DATA PROVIDED:
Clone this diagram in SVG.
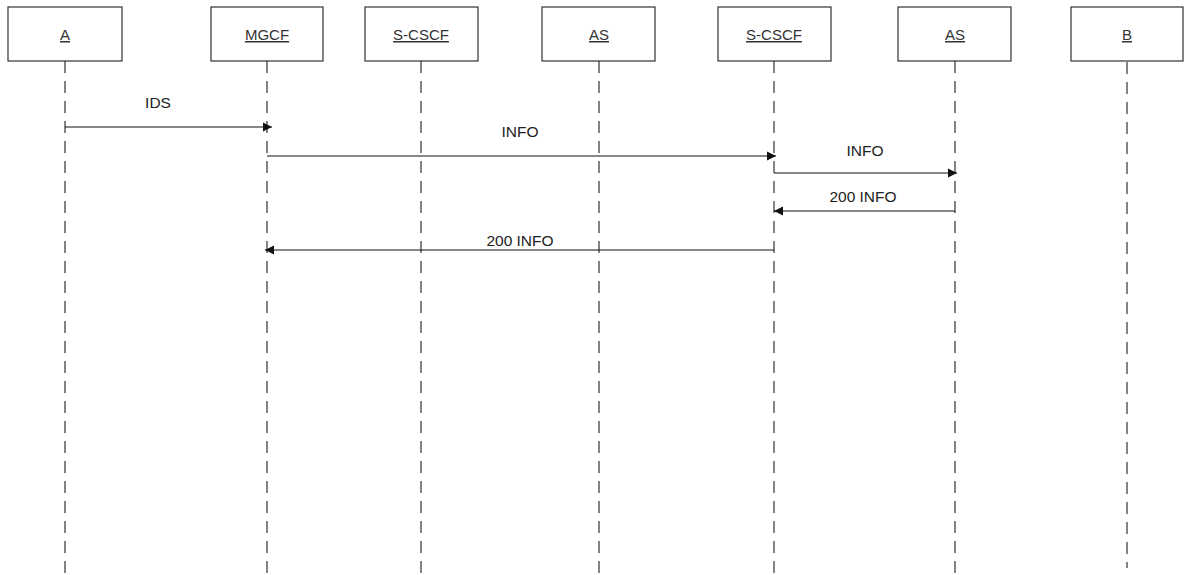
<svg xmlns="http://www.w3.org/2000/svg" width="1184" height="575" viewBox="0 0 1184 575">
<style>
.box{fill:#fff;stroke:#333;stroke-width:1.2}
.name{font-family:"Liberation Sans",Arial,sans-serif;font-size:15px;fill:#333;text-anchor:middle;text-decoration:underline}
.life{stroke:#333;stroke-width:1.2;stroke-dasharray:12 8;fill:none}
.msg{stroke:#111;stroke-width:1.2;fill:none;marker-end:url(#ah)}
.lbl{font-family:"Liberation Sans",Arial,sans-serif;font-size:15.5px;fill:#222;text-anchor:middle}
</style>
<defs>
<marker id="ah" markerWidth="10" markerHeight="10" refX="9" refY="5" orient="auto" markerUnits="userSpaceOnUse">
<path d="M0,0.5 L9,5 L0,9.5 Z" fill="#111"/>
</marker>
</defs>
<rect width="1184" height="575" fill="#fff"/>
<g id="lifelines">
<line class="life" x1="65" y1="61" x2="65" y2="575"/>
<line class="life" x1="267" y1="61" x2="267" y2="575"/>
<line class="life" x1="421" y1="61" x2="421" y2="575"/>
<line class="life" x1="599" y1="61" x2="599" y2="575"/>
<line class="life" x1="774" y1="61" x2="774" y2="575"/>
<line class="life" x1="955" y1="61" x2="955" y2="575"/>
<line class="life" x1="1127" y1="62" x2="1127" y2="568"/>
</g>
<g id="nA"><rect class="box" x="8" y="7" width="114" height="54"/><text class="name" x="65" y="40">A</text></g>
<g id="nMGCF"><rect class="box" x="211" y="7" width="112" height="54"/><text class="name" x="267" y="40">MGCF</text></g>
<g id="nSCSCF1"><rect class="box" x="365" y="7" width="113" height="54"/><text class="name" x="421" y="40">S-CSCF</text></g>
<g id="nAS1"><rect class="box" x="542" y="7" width="113" height="54"/><text class="name" x="599" y="40">AS</text></g>
<g id="nSCSCF2"><rect class="box" x="718" y="7" width="113" height="54"/><text class="name" x="774" y="40">S-CSCF</text></g>
<g id="nAS2"><rect class="box" x="898" y="7" width="113" height="54"/><text class="name" x="955" y="40">AS</text></g>
<g id="nB"><rect class="box" x="1071" y="7" width="112" height="54"/><text class="name" x="1127" y="40">B</text></g>
<g id="connectors">
<line class="msg" x1="65" y1="127" x2="272" y2="127"/>
<text class="lbl" x="158" y="108">IDS</text>
<line class="msg" x1="267" y1="156" x2="776" y2="156"/>
<text class="lbl" x="520" y="137">INFO</text>
<line class="msg" x1="774" y1="173" x2="957" y2="173"/>
<text class="lbl" x="865" y="156">INFO</text>
<line class="msg" x1="955" y1="211" x2="774" y2="211"/>
<text class="lbl" x="863" y="202">200 INFO</text>
<line class="msg" x1="774" y1="250" x2="265" y2="250"/>
<text class="lbl" x="520" y="246">200 INFO</text>
</g>
</svg>
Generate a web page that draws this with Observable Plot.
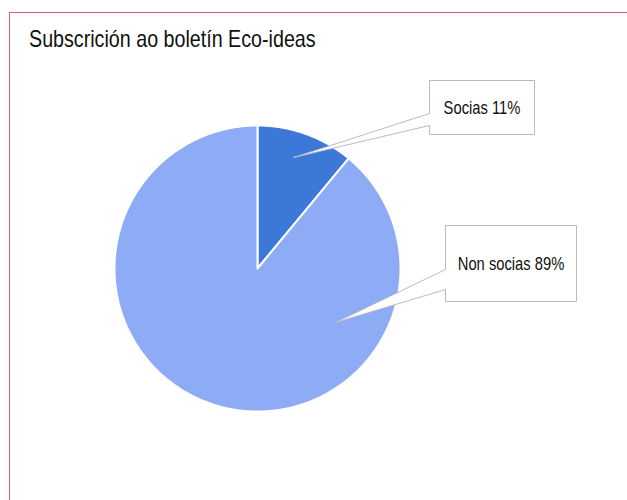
<!DOCTYPE html>
<html>
<head>
<meta charset="utf-8">
<script src="https://cdn.jsdelivr.net/npm/d3@7"></script>
<script src="https://cdn.jsdelivr.net/npm/@observablehq/plot@0.6"></script>
<style>
  html, body { margin: 0; padding: 0; background: #fff; }
  #wrap { position: relative; width: 627px; height: 500px; overflow: hidden; }
  #frame { position: absolute; left: 9px; top: 12px; width: 700px; height: 600px; border-left: 1.5px solid #e0509c; border-top: 1.5px solid #e0509c; box-sizing: border-box; }
  #title { position: absolute; left: 29px; top: 24px; font-family: "Liberation Sans", Arial, sans-serif; font-size: 24px; color: #111; white-space: nowrap; line-height: 30px; transform: scaleX(0.82); transform-origin: 0 0; }
  #chart { position: absolute; left: 0; top: 0; }
</style>
</head>
<body>
<div id="wrap">
  <div id="chart"></div>
  <div id="frame"></div>
  <div id="title">Subscrición ao boletín Eco-ideas</div>
</div>
<script>
// Data
const categories = ["Socias", "Non socias"];
const values = [11, 89];
const colors = ["#3c78d8", "#8eabf5"];

// Layout (pixels)
const W = 627, H = 500;
const cx = 257, cy = 268, R = 143;
// Callout boxes: [left, top, right, bottom], pointer base y's, tip
const callouts = [
  {box: [429, 80, 534, 134], base: [113, 125], tip: [293, 157]},
  {box: [445, 225, 576, 301], base: [269, 289], tip: [335, 322]}
];

const pie = d3.pie().sort(null).value(d => d)(values);

// Slice polygons
const slicePts = [];
pie.forEach((p, i) => {
  const n = Math.max(2, Math.ceil((p.endAngle - p.startAngle) / 0.01));
  slicePts.push({k: i, x: cx, y: cy});
  for (let j = 0; j <= n; j++) {
    const a = p.startAngle + (p.endAngle - p.startAngle) * j / n;
    slicePts.push({k: i, x: cx + R * Math.sin(a), y: cy - R * Math.cos(a)});
  }
  slicePts.push({k: i, x: cx, y: cy});
});

// Callout polygons
const calloutPts = [];
callouts.forEach((c, i) => {
  const [l, t, r, b] = c.box;
  const pts = [[l, t], [r, t], [r, b], [l, b], [l, c.base[1]], c.tip, [l, c.base[0]], [l, t]];
  pts.forEach(([x, y]) => calloutPts.push({k: i, x, y}));
});

const labels = categories.map((c, i) => {
  const [l, t, r, b] = callouts[i].box;
  return {text: `${c} ${values[i]}%`, x: (l + r) / 2, y: (t + b) / 2 + 1};
});

const chart = Plot.plot({
  width: W,
  height: H,
  margin: 0,
  x: {domain: [0, W], range: [0, W], axis: null},
  y: {domain: [0, H], range: [0, H], axis: null},
  style: {background: "transparent"},
  marks: [
    Plot.line(slicePts, {x: "x", y: "y", z: "k", fill: d => colors[d.k], stroke: "#ffffff", strokeWidth: 2, strokeLinejoin: "miter", curve: "linear"}),
    Plot.line(calloutPts, {x: "x", y: "y", z: "k", fill: "#ffffff", stroke: "#b5bcc4", strokeWidth: 1, curve: "linear"}),
    Plot.text(labels, {x: "x", y: "y", text: "text", fontSize: 18, fill: "#111", fontFamily: "Liberation Sans, Arial, sans-serif", textAnchor: "middle", lineAnchor: "middle"})
  ]
});
// Condense label glyphs horizontally to match the narrow typeface of the reference
d3.select(chart).selectAll("text").each(function () {
  const t = this.getAttribute("transform") || "";
  this.setAttribute("transform", t + " scale(0.82,1)");
});
document.getElementById("chart").appendChild(chart);
</script>
</body>
</html>
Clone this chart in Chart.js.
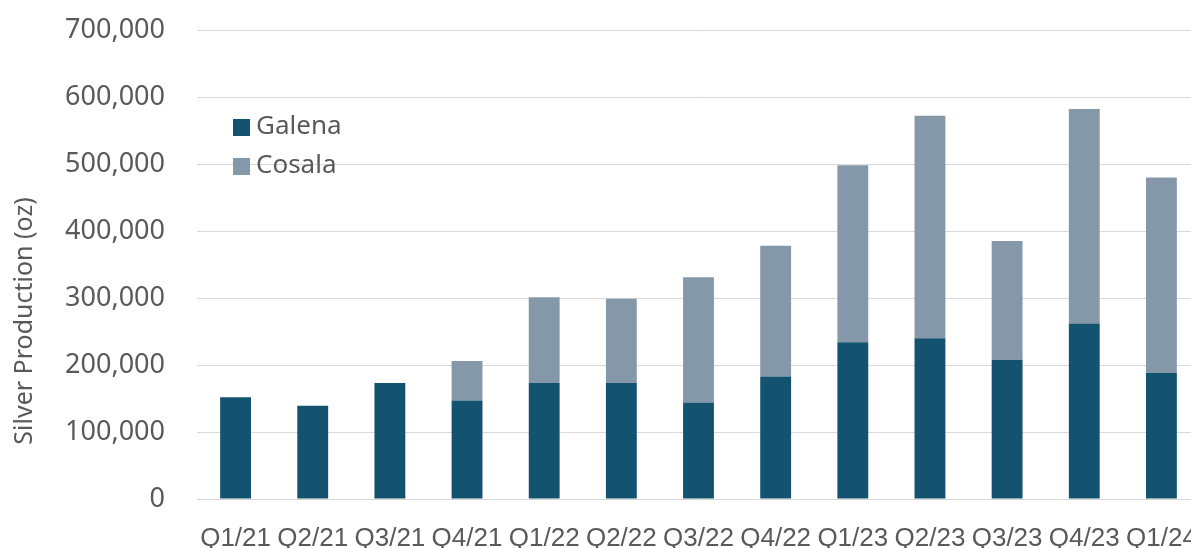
<!DOCTYPE html>
<html>
<head>
<meta charset="utf-8">
<title>Silver Production</title>
<script src="https://cdn.jsdelivr.net/npm/chart.js@4.4.1/dist/chart.umd.min.js"></script>
<style>
  html, body { margin: 0; padding: 0; background: #fff; overflow: hidden; }
  .chart-wrap { width: 1200px; height: 548px; }
</style>
</head>
<body>
<div class="chart-wrap">
  <canvas id="silverChart" width="1200" height="548"></canvas>
</div>
<script>
const quarters = ['Q1/21', 'Q2/21', 'Q3/21', 'Q4/21', 'Q1/22', 'Q2/22', 'Q3/22', 'Q4/22', 'Q1/23', 'Q2/23', 'Q3/23', 'Q4/23', 'Q1/24'];
const galena = [152000, 139000, 173000, 147000, 173000, 173000, 144000, 183000, 234000, 240000, 208000, 262000, 188000];
const cosala = [null, null, null, 59000, 128000, 126000, 187000, 195000, 264000, 332000, 177000, 320000, 292000];
const yTicks = [0, 100000, 200000, 300000, 400000, 500000, 600000, 700000];
const yTitle = 'Silver Production (oz)';

const textGrey = '#595959';
const mainFont = "'Noto Sans', 'Open Sans', sans-serif";
const axisFont = "'Liberation Sans', Arial, sans-serif";

// legend sits inside the plot (top-left) and the axis title sits a bit low,
// so both are drawn here instead of by the built-in legend/title
const extraText = {
  id: 'extraText',
  afterDatasetsDraw(chart) {
    const ctx = chart.ctx;
    ctx.save();
    ctx.font = '26px ' + mainFont;
    ctx.textBaseline = 'middle';
    chart.data.datasets.forEach((ds, i) => {
      const cy = 127 + i * 39;
      ctx.fillStyle = ds.backgroundColor;
      ctx.fillRect(233, cy - 8, 17, 17);
      ctx.fillStyle = textGrey;
      ctx.fillText(ds.label, 256, cy);
    });

    ctx.translate(25, 321);
    ctx.rotate(-Math.PI / 2);
    ctx.textAlign = 'center';
    ctx.font = '25px ' + mainFont;
    ctx.fillText(yTitle, 0, 0);
    ctx.restore();
  }
};

new Chart(document.getElementById('silverChart'), {
  type: 'bar',
  data: {
    labels: quarters,
    datasets: [
      {
        label: 'Galena',
        data: galena,
        backgroundColor: '#14536f',
        categoryPercentage: 1,
        barPercentage: 0.4
      },
      {
        label: 'Cosala',
        data: cosala,
        backgroundColor: '#8598aa',
        categoryPercentage: 1,
        barPercentage: 0.4
      }
    ]
  },
  options: {
    responsive: false,
    animation: false,
    layout: { padding: { top: 30, right: 0, bottom: 0, left: 0 } },
    plugins: {
      legend: { display: false },
      tooltip: { enabled: false }
    },
    scales: {
      x: {
        stacked: true,
        grid: { display: false },
        border: { display: false },
        ticks: {
          color: textGrey,
          font: { family: axisFont, size: 26 },
          padding: 16,
          maxRotation: 0,
          autoSkip: false
        },
        afterFit(scale) {
          scale.height = 49;
          scale.paddingLeft = 0;
          scale.paddingRight = 0;
        }
      },
      y: {
        stacked: true,
        min: 0,
        max: 700000,
        afterBuildTicks(scale) { scale.ticks = yTicks.map(v => ({ value: v })); },
        grid: { color: '#d9d9d9', lineWidth: 1, drawTicks: false },
        border: { display: false },
        ticks: {
          color: textGrey,
          font: { family: mainFont, size: 27 },
          padding: 32,
          callback: v => v.toLocaleString('en-US')
        },
        afterFit(scale) {
          // tick padding would otherwise push the plot top down
          scale.width = 197;
          scale.paddingTop = 0;
          scale.paddingBottom = 0;
        }
      }
    }
  },
  plugins: [extraText]
});
</script>
</body>
</html>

TASK PROMPT:
Within the records above, how many lines include the word "Clone"? State the number by itself.

ANSWER TO THIS EXERCISE:
2